THREE WHALE SHIP STRIKES REPORTED LAST MONTH

In the past few weeks, three ships have struck whales along the eastern seaboard. The usual rate of whale strikes by ships is about one every three months, not three whales in one month. Two sei (say) whales and a fin whale were struck this past month. A cruise ship heading for New York struck and killed a whale and dragged it into the Hudson River without realizing it until it reached port. In a similar case, a sei whale was found dead after a container ship docked near Philadelphia. NOAA said there were no recent reported strikes of endangered North Atlantic right whales, but admitted there are so many more whales closer to shore because their food source is plentiful.

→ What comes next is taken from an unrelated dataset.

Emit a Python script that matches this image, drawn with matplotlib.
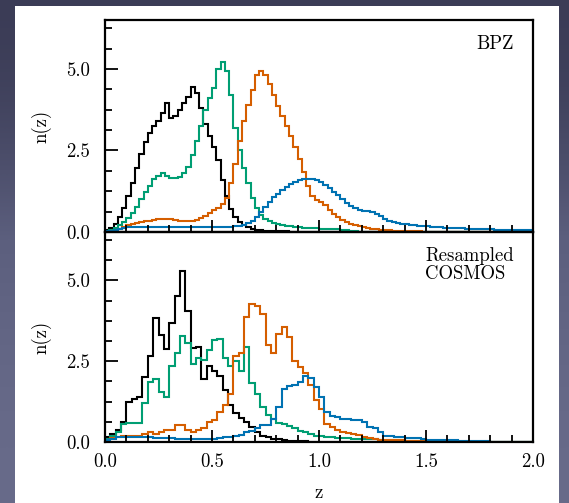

Therefore, NOAA issued an alert reminding mariners of a rule that requires vessels 65 feet or longer to travel at 10 knots or less in certain areas during certain seasons to protect the endangered North Atlantic right whales.

 

GOOGLE EXECUTIVE’S WIFE’S SAILBOAT BURNS AND SINKS

A 46 foot sailboat named Equus, belonging to the wife of Google executive chairman Eric Schmidt, caught fire and sank between Rhode Island and Cuttyhunk on Friday while on its way to Nantucket. Equus was a classic wooden sailboat and had been at a Rhode Island shipyard for work. Ms. Schmidt was not on board the boat. Crew members were picked up by another nearby boat. No injuries were reported. The cause of the fire is unknown.

 

COAST GUARD INSTALLS NEW COMMANDANT

Adm. Paul F. Zukunft assumed command as the 25th commandant of the Coast Guard, relieving Adm. Bob Papp during a military ceremony. The new commandant will work out of the Coast Guard Headquarters in Alameda, California, where he has served as the Coast Guard Pacific Area Commander since 2012. In that capacity, he was the operational commander for all Coast Guard missions from the Rocky Mountains west to the east coast of Africa. The Coast Guard is the largest component of the Department of Homeland Security, comprised of 41,700 active duty personnel and 7,800 reserve and 8,300 civilian personnel, as well as more 31,000 volunteer Coast Guard auxiliarists.

 

U.S. HAS LOWEST NUMBER OF BOATING FATALITIES IN 2013

The Coast Guard also released its annual boating accident statistics report. The total fatality count for 2013 was 560 deaths, the lowest number of fatalities on record. However, there was a 65% increase in boat propeller accidents compared to 2012. In 2013, there were 251 boat propeller accidents resulting in 309 injuries and 24 deaths.

 

KAYAKER RESCUED BY SAILBOAT CREW

Yesterday morning, a kayaker a mile off Falmouth Harbor had to be rescued by a passing sailboat. The man called the Coast Guard for help because he was too tired to paddle anymore, and didn’t think he could make it back to shore. A Coast Guard rescue vessel was launched from Station Woods Hole, but before they arrived, the crew on a passing sailboat helped the kayaker back to shore.

 

COAST GUARD AUXILIARY DONATES PFDs TO SEA TOW

And last on today’s nautical news, the Sea Tow Foundation proudly announced that the U.S. Coast Guard Auxiliary, Satuit Flotilla in Scituate, donated 24 life jackets to Sea Tow South Shore to help stock its existing Life Jacket Loaner stands. The new life jackets are available, free of charge. Captain Ethan Maass, owner of Sea Tow South Shore said, “This donation by the Coast Guard Auxiliary will help ensure that boaters around the South Shore area will be safer on the water. The Sea Tow Foundation has been able to provide over 22,000 life jackets to recreational boaters since 2008 thanks to generous groups like the Coast Guard Auxiliary.” That’s this week’s nautical news, but before we go to break, I did see a fashionable young woman asking for one of those teeny inflatable life jackets to match her bikini.